The 6 of Trees depicts the very idea of hidden things. A cartoonish woman makes her way through a strange forest of trees painted with owl eyes and symbols. Below the ground lie more mysterious images. She moves confidently, without stopping to investigate, but also without personal doubt or fear. The Holocaust, in its great horror, contains more fearful truths than we might wish to acknowledge. But perhaps we need to keep moving and not get trapped in its nightmares.
How does it change us?
The Fool carries the idea of “keep moving” to an archetypal level. Card 0 speaks to us of freedom, especially freedom from the past. We become childlike, unafraid to leap into the unknown. In some ways, the only way to overcome, or escape, the Holocaust, is to liberate ourselves from the long history that created it, to become “nothing,” no-thing. In the 8 of Birds we sit and struggle with it. In the 6 of Trees, we don’t stop and look for fear of what we will see. But in the Fool we allow ourselves to become free, to embrace life as if fresh and new.
Questions “chosen” by cards:
6. How do we speak about it? Speaker of Rivers
7. How can we bring it out from within us? Place of Rivers
8. What is denied? 8 of Rivers
9. What gift will redeem us? Lovers
How do we speak about it?
The question comes from the Speaker of Birds, and now the answer is the Speaker of Rivers. In fact, just as the first group were all Birds, and the second nearly all Trees, so now we get mostly Rivers. In this card we tell our stories, and the stories of others. We speak of emotions, and feelings, not just facts. The large fish’s tail bears a quotation from the Hasidic master, Rabbi Nachman of Bratslav, who gave up didactic teaching and told stories. He said “And on the way I told a tale of such power that all who heard it had thoughts of returning to God.” Thus, we tell the stories of the Holocaust, not as horror but as ways to remind us to turn to the divine. Nachman also said once “The whole world is a very narrow bridge. The important thing is not to be afraid.”
How can we bring the pain out from within us.

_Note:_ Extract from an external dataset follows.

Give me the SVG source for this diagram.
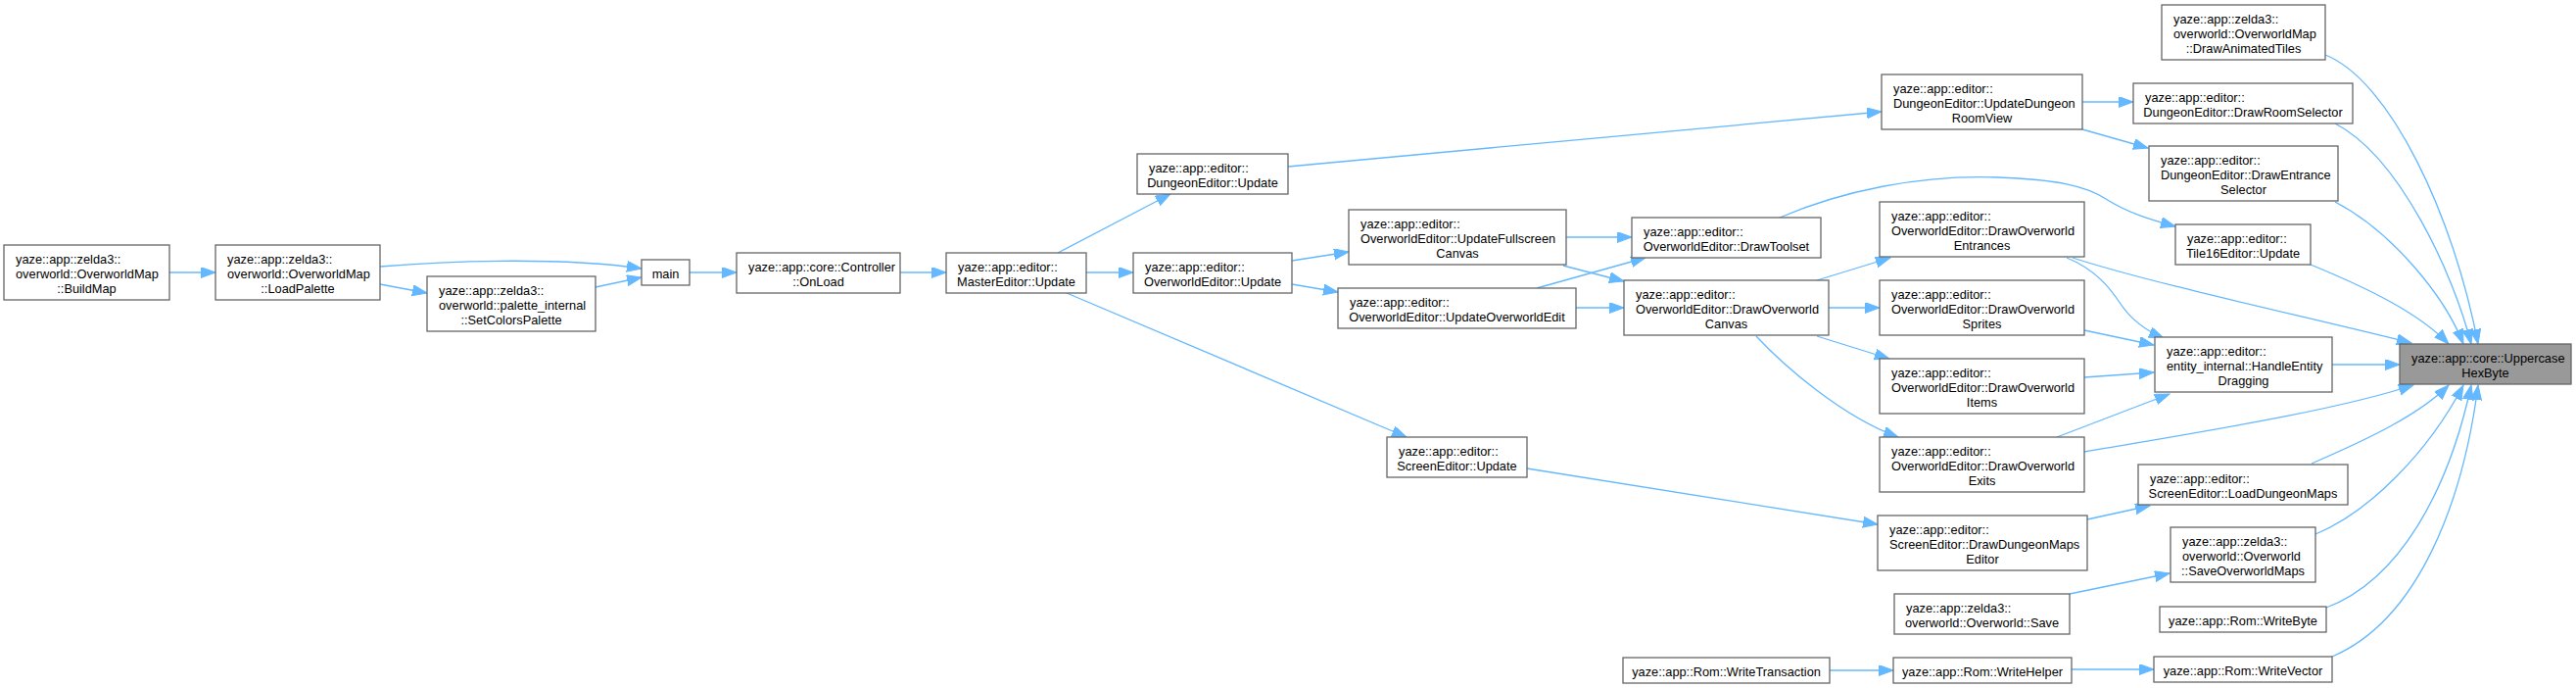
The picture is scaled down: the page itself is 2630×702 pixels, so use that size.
<svg xmlns="http://www.w3.org/2000/svg" width="2630" height="702" viewBox="0 0 2630 702">
<defs>
<style>
.n rect{fill:#ffffff;stroke:#666666;stroke-width:1.3}
.n.hl rect{fill:#999999}
.n text{font-family:"Liberation Sans",Arial,Helvetica,sans-serif;font-size:12.8px;fill:#000000}
.n text.c{text-anchor:middle}
#edges path{fill:none;stroke:#63b8ff;stroke-width:1.3;marker-end:url(#arr)}
</style>
<marker id="arr" markerUnits="userSpaceOnUse" markerWidth="16" markerHeight="12" refX="15" refY="5.5" orient="auto">
<path d="M0,0 L15,5.5 L0,11 Z" fill="#63b8ff" stroke="#63b8ff" stroke-width="1"/>
</marker>
</defs>
<rect x="0" y="0" width="2630" height="702" fill="#ffffff"/>
<g id="edges">
<path d="M173,278 L220,278"/>
<path d="M388,272 C470,265 580,263 655,274"/>
<path d="M388,290 L436,299"/>
<path d="M608,293 L655,283"/>
<path d="M704,278 L752,278"/>
<path d="M919,278 L966,278"/>
<path d="M1080,258 L1195,198"/>
<path d="M1109,278 L1157,278"/>
<path d="M1089,299 L1436,446"/>
<path d="M1315,170 L1921,114"/>
<path d="M1319,266 L1377,257"/>
<path d="M1319,290 L1366,298"/>
<path d="M1599,242 L1666,242"/>
<path d="M1596,271 L1658,287"/>
<path d="M1569,294 L1680,263"/>
<path d="M1609,314 L1658,314"/>
<path d="M1817,222 C1880,195 1960,178 2040,181 C2100,183 2130,190 2150,203 C2172,217 2195,224 2221,231"/>
<path d="M1855,286 L1930,263"/>
<path d="M1867,314 L1919,314"/>
<path d="M1855,343 L1929,366"/>
<path d="M1793,343 C1820,372 1880,425 1938,446"/>
<path d="M2126,104 L2178,104"/>
<path d="M2126,132 L2193,151"/>
<path d="M2110,263 C2140,275 2155,295 2165,310 C2175,325 2190,337 2209,345"/>
<path d="M2116,263 C2200,290 2350,322 2462,350"/>
<path d="M2128,337 L2199,352"/>
<path d="M2128,385 L2199,380"/>
<path d="M2100,446 L2215,402"/>
<path d="M2128,461 C2250,440 2380,420 2464,393"/>
<path d="M2381,372 L2450,372"/>
<path d="M1559,478 L1917,535"/>
<path d="M2131,530 L2195,516"/>
<path d="M2360,473 C2420,447 2470,423 2500,393"/>
<path d="M2113,606 L2215,585"/>
<path d="M2364,545 C2420,522 2480,460 2515,393"/>
<path d="M2375,620 C2450,592 2500,500 2523,393"/>
<path d="M2381,670 C2470,632 2515,510 2530,393"/>
<path d="M1868,684 L1933,684"/>
<path d="M2115,683 L2199,683"/>
<path d="M2374,56 C2440,82 2505,220 2530,351"/>
<path d="M2384,126 C2450,160 2505,280 2523,351"/>
<path d="M2384,206 C2440,235 2495,300 2515,351"/>
<path d="M2359,270 C2420,295 2470,320 2500,351"/>
</g>
<g id="n_buildmap" class="n"><rect x="4" y="250" width="169" height="56"/><text x="16" y="268.5">yaze::app::zelda3::</text><text x="16" y="283.5">overworld::OverworldMap</text><text class="c" x="88.5" y="298.5">::BuildMap</text></g>
<g id="n_loadpalette" class="n"><rect x="220" y="250" width="168" height="56"/><text x="232" y="268.5">yaze::app::zelda3::</text><text x="232" y="283.5">overworld::OverworldMap</text><text class="c" x="304" y="298.5">::LoadPalette</text></g>
<g id="n_setcolors" class="n"><rect x="436" y="282" width="172" height="56"/><text x="448" y="300.5">yaze::app::zelda3::</text><text x="448" y="315.5">overworld::palette_internal</text><text class="c" x="522" y="330.5">::SetColorsPalette</text></g>
<g id="n_main" class="n"><rect x="655" y="265" width="49" height="26"/><text class="c" x="679.5" y="283.5">main</text></g>
<g id="n_onload" class="n"><rect x="752" y="258" width="167" height="41"/><text x="764" y="276.5">yaze::app::core::Controller</text><text class="c" x="835.5" y="291.5">::OnLoad</text></g>
<g id="n_master" class="n"><rect x="966" y="258" width="143" height="41"/><text x="978" y="276.5">yaze::app::editor::</text><text class="c" x="1037.5" y="291.5">MasterEditor::Update</text></g>
<g id="n_dungeonupdate" class="n"><rect x="1161" y="157" width="154" height="41"/><text x="1173" y="175.5">yaze::app::editor::</text><text class="c" x="1238" y="190.5">DungeonEditor::Update</text></g>
<g id="n_owupdate" class="n"><rect x="1157" y="258" width="162" height="41"/><text x="1169" y="276.5">yaze::app::editor::</text><text class="c" x="1238" y="291.5">OverworldEditor::Update</text></g>
<g id="n_ufc" class="n"><rect x="1377" y="214" width="222" height="56"/><text x="1389" y="232.5">yaze::app::editor::</text><text x="1389" y="247.5">OverworldEditor::UpdateFullscreen</text><text class="c" x="1488" y="262.5">Canvas</text></g>
<g id="n_uoe" class="n"><rect x="1366" y="294" width="243" height="41"/><text x="1378" y="312.5">yaze::app::editor::</text><text class="c" x="1487.5" y="327.5">OverworldEditor::UpdateOverworldEdit</text></g>
<g id="n_screenupdate" class="n"><rect x="1416" y="446" width="143" height="41"/><text x="1428" y="464.5">yaze::app::editor::</text><text class="c" x="1487.5" y="479.5">ScreenEditor::Update</text></g>
<g id="n_drawtoolset" class="n"><rect x="1666" y="222" width="193" height="41"/><text x="1678" y="240.5">yaze::app::editor::</text><text class="c" x="1762.5" y="255.5">OverworldEditor::DrawToolset</text></g>
<g id="n_doc" class="n"><rect x="1658" y="286" width="209" height="56"/><text x="1670" y="304.5">yaze::app::editor::</text><text x="1670" y="319.5">OverworldEditor::DrawOverworld</text><text class="c" x="1762.5" y="334.5">Canvas</text></g>
<g id="n_writetransaction" class="n"><rect x="1657" y="671" width="211" height="26"/><text class="c" x="1762.5" y="689.5">yaze::app::Rom::WriteTransaction</text></g>
<g id="n_udrv" class="n"><rect x="1921" y="76" width="205" height="56"/><text x="1933" y="94.5">yaze::app::editor::</text><text x="1933" y="109.5">DungeonEditor::UpdateDungeon</text><text class="c" x="2023.5" y="124.5">RoomView</text></g>
<g id="n_entrances" class="n"><rect x="1919" y="206" width="209" height="56"/><text x="1931" y="224.5">yaze::app::editor::</text><text x="1931" y="239.5">OverworldEditor::DrawOverworld</text><text class="c" x="2023.5" y="254.5">Entrances</text></g>
<g id="n_sprites" class="n"><rect x="1919" y="286" width="209" height="56"/><text x="1931" y="304.5">yaze::app::editor::</text><text x="1931" y="319.5">OverworldEditor::DrawOverworld</text><text class="c" x="2023.5" y="334.5">Sprites</text></g>
<g id="n_items" class="n"><rect x="1919" y="366" width="209" height="56"/><text x="1931" y="384.5">yaze::app::editor::</text><text x="1931" y="399.5">OverworldEditor::DrawOverworld</text><text class="c" x="2023.5" y="414.5">Items</text></g>
<g id="n_exits" class="n"><rect x="1919" y="446" width="209" height="56"/><text x="1931" y="464.5">yaze::app::editor::</text><text x="1931" y="479.5">OverworldEditor::DrawOverworld</text><text class="c" x="2023.5" y="494.5">Exits</text></g>
<g id="n_ddme" class="n"><rect x="1917" y="526" width="214" height="56"/><text x="1929" y="544.5">yaze::app::editor::</text><text x="1929" y="559.5">ScreenEditor::DrawDungeonMaps</text><text class="c" x="2024" y="574.5">Editor</text></g>
<g id="n_owsave" class="n"><rect x="1934" y="606" width="179" height="41"/><text x="1946" y="624.5">yaze::app::zelda3::</text><text class="c" x="2023.5" y="639.5">overworld::Overworld::Save</text></g>
<g id="n_writehelper" class="n"><rect x="1933" y="671" width="182" height="26"/><text class="c" x="2024" y="689.5">yaze::app::Rom::WriteHelper</text></g>
<g id="n_animtiles" class="n"><rect x="2207" y="5" width="167" height="56"/><text x="2219" y="23.5">yaze::app::zelda3::</text><text x="2219" y="38.5">overworld::OverworldMap</text><text class="c" x="2290.5" y="53.5">::DrawAnimatedTiles</text></g>
<g id="n_roomsel" class="n"><rect x="2178" y="85" width="224" height="41"/><text x="2190" y="103.5">yaze::app::editor::</text><text class="c" x="2290" y="118.5">DungeonEditor::DrawRoomSelector</text></g>
<g id="n_entrancesel" class="n"><rect x="2194" y="149" width="193" height="56"/><text x="2206" y="167.5">yaze::app::editor::</text><text x="2206" y="182.5">DungeonEditor::DrawEntrance</text><text class="c" x="2290.5" y="197.5">Selector</text></g>
<g id="n_tile16" class="n"><rect x="2221" y="229" width="138" height="41"/><text x="2233" y="247.5">yaze::app::editor::</text><text class="c" x="2290" y="262.5">Tile16Editor::Update</text></g>
<g id="n_hed" class="n"><rect x="2200" y="344" width="181" height="56"/><text x="2212" y="362.5">yaze::app::editor::</text><text x="2212" y="377.5">entity_internal::HandleEntity</text><text class="c" x="2290.5" y="392.5">Dragging</text></g>
<g id="n_ldm" class="n"><rect x="2183" y="474" width="214" height="41"/><text x="2195" y="492.5">yaze::app::editor::</text><text class="c" x="2290" y="507.5">ScreenEditor::LoadDungeonMaps</text></g>
<g id="n_som" class="n"><rect x="2216" y="538" width="148" height="56"/><text x="2228" y="556.5">yaze::app::zelda3::</text><text x="2228" y="571.5">overworld::Overworld</text><text class="c" x="2290" y="586.5">::SaveOverworldMaps</text></g>
<g id="n_writebyte" class="n"><rect x="2205" y="619" width="170" height="26"/><text class="c" x="2290" y="637.5">yaze::app::Rom::WriteByte</text></g>
<g id="n_writevector" class="n"><rect x="2199" y="670" width="182" height="26"/><text class="c" x="2290" y="688.5">yaze::app::Rom::WriteVector</text></g>
<g id="n_uhb" class="n hl"><rect x="2450" y="351" width="175" height="41"/><text x="2462" y="369.5">yaze::app::core::Uppercase</text><text class="c" x="2537.5" y="384.5">HexByte</text></g>
</svg>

The Place of Rivers (Page of Cups) shows someone willing just to sit and look into the darkness. Unlike the 8 of Birds (the inspiration for this question, and also an image of sitting), the androgynous figure does not try to figure it out, or discover the correct way to think about it. Instead s/he simply looks into what is fearful from a place of peace and acceptance.
What is denied?
The 8 of Rivers shows a group of people in joyous procession. The Holocaust can make people forget that joy exists within us, or that we can join together in celebration. Like the 8 of Cups in many decks, this is a card of leaving things behind. The people here, however, have not simply abandoned something, but have taken on sacred identities; the picture was inspired by photos of African dance rituals. And so we do not deny something terrible but something powerful, our ability to rejoin with others and with the spirits. Notice that the 2 of Birds, which inspired the question, showed two figures who would not look at each other, and here the three dance together.
What gift will redeem us?
The Lovers seems the perfect card for the question and the end of the reading. Profound and moving, it shows us the Tarot’s fundamental optimism. Love will redeem us, love will rescue us from despair and lift us into the heights. This version of the card shows a passionate embrace between a human and an angel, or spirit. Love the people in your life, love the divine energy that animates all of us. Jesus said that the essential teaching of the Law was to love God and love your neighbor. Both come from the Torah (the five books of Moses): “You shall love the Infinite your God with all your heart, and all your soul, and all your might,” and “Love your neighbor as yourself.” The Torah also tells us-the most repeated commandment, appearing more than thirty times-“Love the stranger,” that is, the foreigner, the people we tend to see as the enemies, or the scapegoats, or the demons. All these kinds of love lie in this card, as well as the simplest love that redeems us, the passionate love of the people closest to us.